On 07/04/2017 11:32 AM, Thomas Gleixner wrote:
> Andrey reported a potential deadlock with the memory hotplug lock and the
> cpu hotplug lock.
>
> The reason is that memory hotplug takes the memory hotplug lock and then
> calls stop_machine() which calls get_online_cpus(). That's the reverse lock
> order to get_online_cpus(); get_online_mems(); in mm/slub_common.c
>
> The problem has been there forever. The reason why this was never reported
> is that the cpu hotplug locking had this homebrewn recursive reader writer
> semaphore construct which due to the recursion evaded the full lock dep
> coverage. The memory hotplug code copied that construct verbatim and
> therefor has similar issues.
>
> Three steps to fix this:
>
> 1) Convert the memory hotplug locking to a per cpu rwsem so the potential
> issues get reported proper by lockdep.
>
> 2) Lock the online cpus in mem_hotplug_begin() before taking the memory
> hotplug rwsem and use stop_machine_cpuslocked() in the page_alloc code
> and use to avoid recursive locking.

^ s/and use // ?

>
> 3) The cpu hotpluck locking in #2 causes a recursive locking of the cpu
> hotplug lock via __offline_pages() -> lru_add_drain_all().

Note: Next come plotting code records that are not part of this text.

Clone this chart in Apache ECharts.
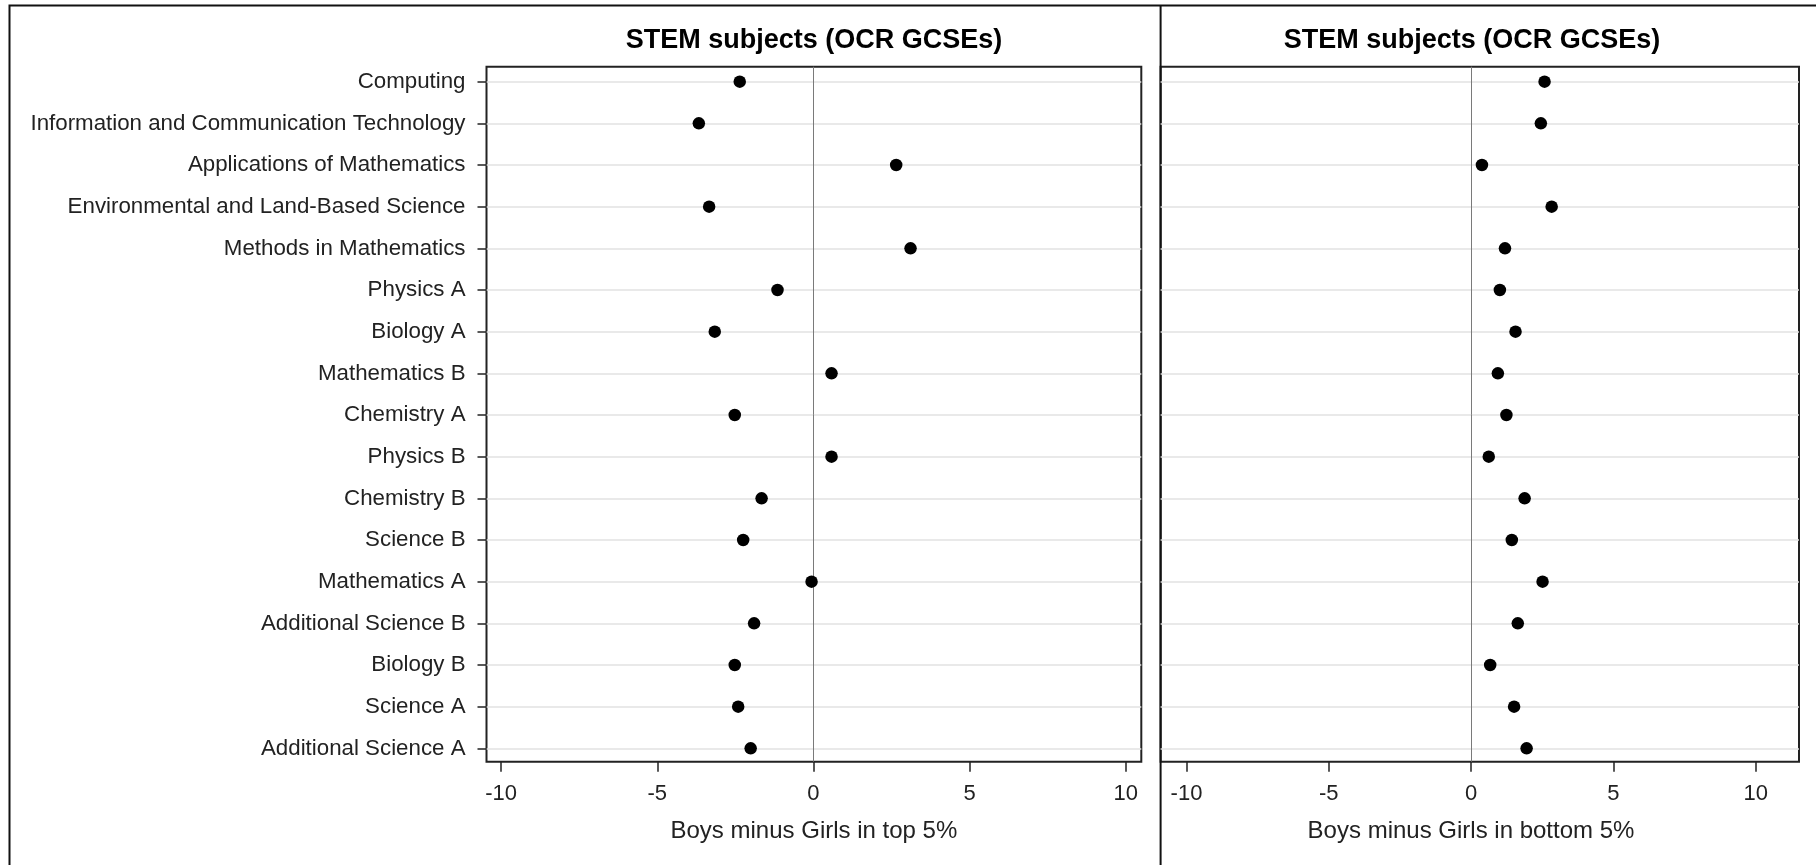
<!DOCTYPE html>
<html>
<head>
<meta charset="utf-8">
<script src="https://cdn.jsdelivr.net/npm/echarts@6/dist/echarts.min.js"></script>
<style>
html,body{margin:0;padding:0;background:#fff;}
#chart{width:1816px;height:865px;}
</style>
</head>
<body>
<div id="chart"></div>
<script>
const categories = [
  'Computing',
  'Information and Communication Technology',
  'Applications of Mathematics',
  'Environmental and Land-Based Science',
  'Methods in Mathematics',
  'Physics A',
  'Biology A',
  'Mathematics B',
  'Chemistry A',
  'Physics B',
  'Chemistry B',
  'Science B',
  'Mathematics A',
  'Additional Science B',
  'Biology B',
  'Science A',
  'Additional Science A'
];
const topValues = [-2.36, -3.67, 2.65, -3.34, 3.11, -1.15, -3.16, 0.58, -2.52, 0.58, -1.66, -2.25, -0.06, -1.90, -2.52, -2.41, -2.01];
const bottomValues = [2.58, 2.45, 0.38, 2.83, 1.19, 1.01, 1.56, 0.94, 1.24, 0.62, 1.88, 1.43, 2.51, 1.64, 0.67, 1.51, 1.95];
const xTicks = [-10, -5, 0, 5, 10];
const panelTitle = 'STEM subjects (OCR GCSEs)';
const xTitleTop = 'Boys minus Girls in top 5%';
const xTitleBottom = 'Boys minus Girls in bottom 5%';

const FONT = "'Liberation Sans', Arial, sans-serif";
const rowIdx = categories.map((c, i) => i);

const chart = echarts.init(document.getElementById('chart'), null, {renderer: 'canvas'});

function xAxisDef(gi, min, max, name, pad) {
  return {
    type: 'value', gridIndex: gi, min: min, max: max, position: 'bottom',
    name: name, nameLocation: 'middle', nameGap: 58,
    nameTextStyle: {fontFamily: FONT, fontSize: 24, color: '#222', padding: pad},
    axisLine: {show: false, onZero: false},
    axisTick: {show: true, length: 10, customValues: xTicks, lineStyle: {color: '#222', width: 1.5}},
    axisLabel: {show: true, customValues: xTicks, margin: 21, fontFamily: FONT, fontSize: 22, color: '#222'},
    splitLine: {show: false}
  };
}
function yAxisDef(gi, showLabels) {
  return {
    type: 'value', gridIndex: gi, inverse: true, min: -0.36, max: 16.32, position: 'left',
    axisLine: {show: false, onZero: false},
    axisTick: {show: showLabels, length: 9, customValues: rowIdx, lineStyle: {color: '#222', width: 1.5}},
    axisLabel: {show: showLabels, customValues: rowIdx, margin: 21, fontFamily: FONT, fontSize: 22.3, color: '#222',
      formatter: v => categories[Math.round(v)] || ''},
    splitLine: {show: true, lineStyle: {color: '#e2e2e2', width: 1.5}}
  };
}
function dotSeries(gi, vals) {
  return {
    type: 'scatter', xAxisIndex: gi, yAxisIndex: gi,
    symbol: 'circle', symbolSize: 12.5,
    itemStyle: {color: '#000', opacity: 1},
    data: vals.map((v, i) => [v, i]),
    markLine: {
      silent: true, symbol: 'none', label: {show: false},
      lineStyle: {color: '#7a7a7a', width: 1, type: 'solid', opacity: 1},
      data: [{xAxis: 0}]
    },
    z: 5
  };
}

const option = {
  animation: false,
  backgroundColor: '#fff',
  grid: [
    {left: 486.5, top: 66.7, width: 654.8, height: 695, show: true, borderColor: '#222', borderWidth: 2, containLabel: false},
    {left: 1160.6, top: 66.7, width: 638.4, height: 695, show: true, borderColor: '#222', borderWidth: 2, containLabel: false}
  ],
  xAxis: [
    xAxisDef(0, -10.47, 10.5, xTitleTop, [0, 0, 0, 0]),
    xAxisDef(1, -10.91, 11.52, xTitleBottom, [0, 17.6, 0, 0])
  ],
  yAxis: [yAxisDef(0, true), yAxisDef(1, false)],
  series: [dotSeries(0, topValues), dotSeries(1, bottomValues)],
  graphic: [
    {type: 'rect', silent: true, shape: {x: 9.5, y: 5.5, width: 1900, height: 1000},
      style: {fill: 'none', stroke: '#111', lineWidth: 2}},
    {type: 'line', silent: true, shape: {x1: 1160.6, y1: 5, x2: 1160.6, y2: 865},
      style: {stroke: '#111', lineWidth: 2}},
    {type: 'text', silent: true, x: 814, y: 40.5,
      style: {text: panelTitle, textAlign: 'center', textVerticalAlign: 'middle', font: "bold 27px 'Liberation Sans', Arial, sans-serif", fill: '#000'}},
    {type: 'text', silent: true, x: 1472, y: 40.5,
      style: {text: panelTitle, textAlign: 'center', textVerticalAlign: 'middle', font: "bold 27px 'Liberation Sans', Arial, sans-serif", fill: '#000'}}
  ]
};
chart.setOption(option);
</script>
</body>
</html>
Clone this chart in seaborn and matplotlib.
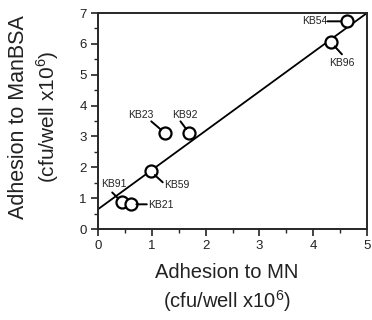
import matplotlib
matplotlib.use("Agg")
import matplotlib.pyplot as plt
import seaborn as sns
import pandas as pd

# Adhesion data (cfu/well x10^6)
strains = ["KB54", "KB96", "KB23", "KB92", "KB59", "KB91", "KB21"]
adhesion_mn = [4.62, 4.33, 1.25, 1.70, 0.98, 0.45, 0.61]
adhesion_manbsa = [6.73, 6.05, 3.10, 3.10, 1.87, 0.86, 0.80]

# Fitted line endpoints
fit_x = [0.0, 5.0]
fit_y = [0.64, 7.0]

x_ticks = [0, 1, 2, 3, 4, 5]
y_ticks = [0, 1, 2, 3, 4, 5, 6, 7]

sns.set_theme(style="ticks")
plt.rcParams["font.family"] = ["Liberation Sans", "DejaVu Sans"]
plt.rcParams["mathtext.fontset"] = "custom"
plt.rcParams["mathtext.rm"] = "Liberation Sans"

df = pd.DataFrame({"strain": strains, "mn": adhesion_mn, "manbsa": adhesion_manbsa})
fit = pd.DataFrame({"x": fit_x, "y": fit_y})

fig = plt.figure(figsize=(3.72, 3.2), dpi=100)
W, H = 372, 320
ax = fig.add_axes([98 / W, 1 - 229 / H, (367 - 98) / W, (229 - 13) / H])

sns.lineplot(data=fit, x="x", y="y", ax=ax, color="black", linewidth=1.3, zorder=2)
sns.scatterplot(data=df, x="mn", y="manbsa", ax=ax, s=75, facecolor="white",
                edgecolor="black", linewidth=1.6, zorder=3)

# Label placement: (text offset px, ha, va, leader start offset px)
label_layout = {
    "KB54": ((-19, 0), "right", "center", (-19, 0)),
    "KB96": ((11, -21), "center", "center", (11, -12)),
    "KB23": ((-24, 18), "center", "center", (-14, 12)),
    "KB92": ((-5, 18), "center", "center", (-9, 12)),
    "KB59": ((13, -14), "left", "center", (12, -11)),
    "KB91": ((-8, 18), "center", "center", (-10, 10)),
    "KB21": ((17, -1), "left", "center", (16, 0)),
}
for name, x, y in zip(strains, adhesion_mn, adhesion_manbsa):
    (tx, ty), ha, va, (lx, ly) = label_layout[name]
    ax.annotate("", xy=(x, y), xytext=(lx, ly), textcoords="offset pixels",
                arrowprops=dict(arrowstyle="-", color="black", lw=1.4,
                                shrinkA=0, shrinkB=4))
    ax.annotate(name, xy=(x, y), xytext=(tx, ty), textcoords="offset pixels",
                ha=ha, va=va, fontsize=7.5, color="#222222")

ax.set_xlim(0, 5)
ax.set_ylim(0, 7)
ax.set_xticks(x_ticks)
ax.set_yticks(y_ticks)
ax.set_xticks([0.5, 1.5, 2.5, 3.5, 4.5], minor=True)
ax.set_yticks([0.5, 1.5, 2.5, 3.5, 4.5, 5.5, 6.5], minor=True)
ax.tick_params(axis="both", which="major", direction="out", length=5, width=1.2,
               labelsize=9.5, pad=3, colors="#222222")
ax.tick_params(axis="both", which="minor", direction="out", length=3, width=1.0)
for sp in ax.spines.values():
    sp.set_visible(True)
    sp.set_linewidth(1.4)
ax.set_xlabel("")
ax.set_ylabel("")

fig.text(227 / W, 1 - 272 / H, "Adhesion to MN", ha="center", va="center",
         fontsize=14.5, color="#222222")
fig.text(227 / W, 1 - 301 / H, "(cfu/well x10$^{\\mathregular{6}}$)", ha="center",
         va="center", fontsize=14.5, color="#222222")
fig.text(19 / W, 1 - 117 / H, "Adhesion to ManBSA", ha="center", va="center",
         rotation=90, fontsize=15.5, color="#222222")
fig.text(48 / W, 1 - 117 / H, "(cfu/well x10$^{\\mathregular{6}}$)", ha="center",
         va="center", rotation=90, fontsize=15, color="#222222")

fig.savefig("out.png", dpi=100)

Solve this by
> invoking lru_add_drain_all_cpuslocked() instead.
>
> Reported-by: Andrey Ryabinin <aryabinin@xxxxxxxxxxxxx>
> Signed-off-by: Thomas Gleixner <tglx@xxxxxxxxxxxxx>
> Cc: Michal Hocko <mhocko@xxxxxxxxxx>
> Cc: linux-mm@xxxxxxxxx
> Cc: Andrew Morton <akpm@xxxxxxxxxxxxxxxxxxxx>
> Cc: Vlastimil Babka <vbabka@xxxxxxx>
> Cc: Vladimir Davydov <vdavydov.dev@xxxxxxxxx>

Acked-by: Vlastimil Babka <vbabka@xxxxxxx>

> ---
> mm/memory_hotplug.c | 89 ++++++++--------------------------------------------
> mm/page_alloc.c | 2 -
> 2 files changed, 16 insertions(+), 75 deletions(-)

Nice! Glad to see the crazy code go.